### STATED TASK
Reproduce the listing below in full and without alteration, apart from its pictures.

——————————

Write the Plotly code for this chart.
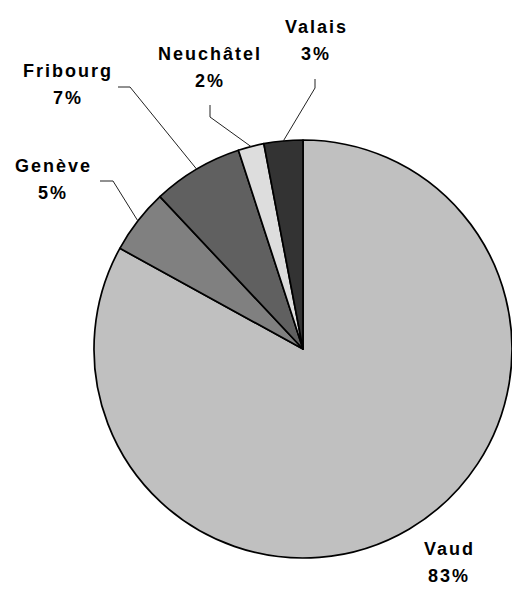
import math
import plotly.graph_objects as go

# ---- data ----
labels = ["Vaud", "Genève", "Fribourg", "Neuchâtel", "Valais"]
values = [83, 5, 7, 2, 3]
colors = ["#c0c0c0", "#808080", "#606060", "#dddddd", "#333333"]

# ---- layout (pixels) ----
W, H = 512, 589
CX, CY, R = 303, 349, 209
name_pos = {"Vaud": (449, 549), "Genève": (53, 166), "Fribourg": (68, 71),
            "Neuchâtel": (210, 54), "Valais": (316, 27)}
pct_dy = 27
elbows = {"Genève": [(100, 181), (113, 181)], "Fribourg": [(118, 87), (130, 87)],
          "Neuchâtel": [(210, 105), (210, 117)], "Valais": [(315, 79), (315, 88)]}


def px(x):
    return x / W


def py(y):
    return 1 - y / H


fig = go.Figure(go.Pie(
    labels=labels, values=values, sort=False, direction="clockwise", rotation=0,
    marker=dict(colors=colors, line=dict(color="black", width=1.7)),
    textinfo="none", hoverinfo="label+percent", showlegend=False,
    domain=dict(x=[px(CX - R), px(CX + R)], y=[py(CY + R), py(CY - R)]),
))

font = dict(family="Liberation Sans, Arial, sans-serif", size=18, color="black")
total = sum(values)
cum = 0
shapes = []
annotations = []
for lab, v in zip(labels, values):
    mid = (cum + v / 2) / total * 2 * math.pi
    cum += v
    nx, ny = name_pos[lab]
    pct = f"{round(v / total * 100)}%"
    for txt, yy in ((lab, ny), (pct, ny + pct_dy)):
        annotations.append(dict(
            text=f"<span style='letter-spacing:2px'><b>{txt}</b></span>",
            x=px(nx), y=py(yy), xref="paper", yref="paper",
            xanchor="center", yanchor="middle", showarrow=False, font=font))
    if lab in elbows:
        ex = CX + R * math.sin(mid)
        ey = CY - R * math.cos(mid)
        pts = elbows[lab] + [(ex, ey)]
        path = "M " + " L ".join(f"{px(a)},{py(b)}" for a, b in pts)
        shapes.append(dict(type="path", path=path, xref="paper", yref="paper",
                           line=dict(color="#222222", width=1)))

fig.update_layout(
    width=W, height=H, margin=dict(l=0, r=0, t=0, b=0),
    paper_bgcolor="white", plot_bgcolor="white",
    shapes=shapes, annotations=annotations,
)
fig.write_html("out.html", config={"displayModeBar": False},
               post_script="document.body.style.margin='0';")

——————————

### FULL ANSWER
Write the Plotly code for this chart.
import math
import plotly.graph_objects as go

# ---- data ----
labels = ["Vaud", "Genève", "Fribourg", "Neuchâtel", "Valais"]
values = [83, 5, 7, 2, 3]
colors = ["#c0c0c0", "#808080", "#606060", "#dddddd", "#333333"]

# ---- layout (pixels) ----
W, H = 512, 589
CX, CY, R = 303, 349, 209
name_pos = {"Vaud": (449, 549), "Genève": (53, 166), "Fribourg": (68, 71),
            "Neuchâtel": (210, 54), "Valais": (316, 27)}
pct_dy = 27
elbows = {"Genève": [(100, 181), (113, 181)], "Fribourg": [(118, 87), (130, 87)],
          "Neuchâtel": [(210, 105), (210, 117)], "Valais": [(315, 79), (315, 88)]}


def px(x):
    return x / W


def py(y):
    return 1 - y / H


fig = go.Figure(go.Pie(
    labels=labels, values=values, sort=False, direction="clockwise", rotation=0,
    marker=dict(colors=colors, line=dict(color="black", width=1.7)),
    textinfo="none", hoverinfo="label+percent", showlegend=False,
    domain=dict(x=[px(CX - R), px(CX + R)], y=[py(CY + R), py(CY - R)]),
))

font = dict(family="Liberation Sans, Arial, sans-serif", size=18, color="black")
total = sum(values)
cum = 0
shapes = []
annotations = []
for lab, v in zip(labels, values):
    mid = (cum + v / 2) / total * 2 * math.pi
    cum += v
    nx, ny = name_pos[lab]
    pct = f"{round(v / total * 100)}%"
    for txt, yy in ((lab, ny), (pct, ny + pct_dy)):
        annotations.append(dict(
            text=f"<span style='letter-spacing:2px'><b>{txt}</b></span>",
            x=px(nx), y=py(yy), xref="paper", yref="paper",
            xanchor="center", yanchor="middle", showarrow=False, font=font))
    if lab in elbows:
        ex = CX + R * math.sin(mid)
        ey = CY - R * math.cos(mid)
        pts = elbows[lab] + [(ex, ey)]
        path = "M " + " L ".join(f"{px(a)},{py(b)}" for a, b in pts)
        shapes.append(dict(type="path", path=path, xref="paper", yref="paper",
                           line=dict(color="#222222", width=1)))

fig.update_layout(
    width=W, height=H, margin=dict(l=0, r=0, t=0, b=0),
    paper_bgcolor="white", plot_bgcolor="white",
    shapes=shapes, annotations=annotations,
)
fig.write_html("out.html", config={"displayModeBar": False},
               post_script="document.body.style.margin='0';")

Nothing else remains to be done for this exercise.